During working years most investors focus on accumulation planning. It’s about saving and investing and making the “pile of money” as big as possible. We have income from our jobs and continue to save, so market downturns don’t bother us as much. It is easier for people who are still working to deal with market swings. “I don’t need that money for a long time anyway,” working people tell themselves. But as we near retirement, we are less concerned about the money we have accumulated and more concerned about the income our money can provide. Many people who are nearing retirement are uncertain of how to access the money they have saved, how much they can take out, and don’t have a plan to draw income in the “smartest” way possible.
Income planning is the process of figuring out how much income is needed and putting together an investment plan and withdrawal strategy that gives the client the best chance of success. “Success” to most clients is defined as never running out of money. Many people who are nearing retirement or are already retired are still using accumulation planning. This can be dangerous to your income stream. Most stock brokers, financial advisors, and the financial press are still consumed with accumulation planning and making the pile of money as big as possible. But a different strategy is required when you near your “last paycheck”.
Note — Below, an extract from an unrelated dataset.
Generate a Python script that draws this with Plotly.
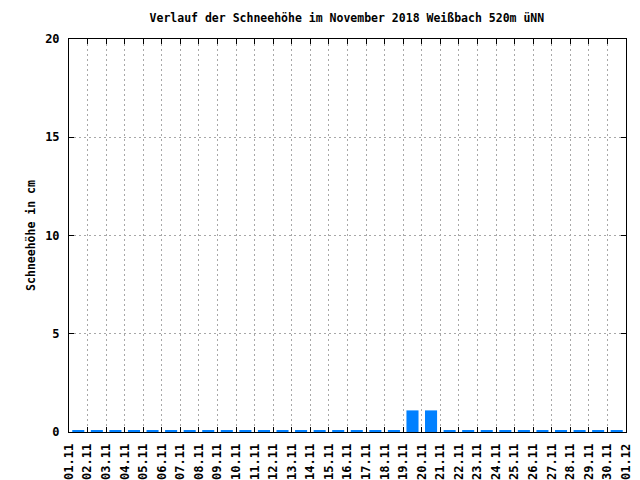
import plotly.graph_objects as go

tick_labels = ["01.11", "02.11", "03.11", "04.11", "05.11", "06.11", "07.11", "08.11",
               "09.11", "10.11", "11.11", "12.11", "13.11", "14.11", "15.11", "16.11",
               "17.11", "18.11", "19.11", "20.11", "21.11", "22.11", "23.11", "24.11",
               "25.11", "26.11", "27.11", "28.11", "29.11", "30.11", "01.12"]
bar_pos = [i + 0.5 for i in range(30)]
snow_cm = [0.1] * 18 + [1.1, 1.1] + [0.1] * 10
y_ticks = [0, 5, 10, 15, 20]

font_family = "DejaVu Sans Mono"
grid_col = "#a8a8a8"

fig = go.Figure()
fig.add_trace(go.Bar(x=bar_pos, y=snow_cm, width=0.65,
                     marker=dict(color="#0080ff", line=dict(width=0))))

fig.update_layout(
    width=640, height=480,
    margin=dict(l=69, r=14, t=39, b=48),
    paper_bgcolor="white", plot_bgcolor="white",
    showlegend=False,
    font=dict(family=font_family, size=12, color="black"),
    title=dict(text="<b>Verlauf der Schneehöhe im November 2018 Weißbach 520m üNN</b>",
               x=0.542, xanchor="center", y=0.962, yanchor="middle",
               font=dict(family=font_family, size=11.5, color="black")),
    xaxis=dict(range=[0, 30], tickmode="array", tickvals=list(range(31)),
               ticktext=["<b>%s</b>" % t for t in tick_labels], tickangle=-90,
               tickfont=dict(size=12), ticklabelstandoff=6,
               ticks="inside", ticklen=5, tickcolor="black",
               showline=True, linecolor="black", linewidth=1, mirror="ticks",
               showgrid=True, gridcolor=grid_col, griddash="2px,3px", gridwidth=1,
               zeroline=False, fixedrange=True, automargin=False),
    yaxis=dict(range=[0, 20], tickmode="array", tickvals=y_ticks,
               ticktext=["<b>%d</b>" % v for v in y_ticks],
               tickfont=dict(size=12), ticklabelstandoff=6,
               ticks="inside", ticklen=5, tickcolor="black",
               showline=True, linecolor="black", linewidth=1, mirror="ticks",
               showgrid=True, gridcolor=grid_col, griddash="2px,3px", gridwidth=1,
               zeroline=False, fixedrange=True, automargin=False,
               title=dict(text="<b>Schneehöhe in cm</b>", standoff=7,
                          font=dict(family=font_family, size=11.5))),
)

fig.write_html("out.html", config={"displayModeBar": False},
               post_script="document.body.style.margin='0';")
Do you know how much income you can “safely” draw from your investments? Are you taking your distributions in a way that minimizes your taxes? Do you have an investment plan that can provide income during a “down market”? How can you prevent drawing down the principal of your investments and still provide income? Do you know the “best” account to draw your income from?
Retirees and pre-retirees need answers to these questions. The strategies for income planning are very different from those used during accumulation planning. The ability to access your money, principal preservation, and income generation are keys to successful income planning. Make sure you understand the importance of income planning or work with an advisor who specializes working with investors like you and can help you avoid the common mistakes. When you retire it is important to limit mistakes with your money since you do not have income from your job and lots of time to make up for any errors.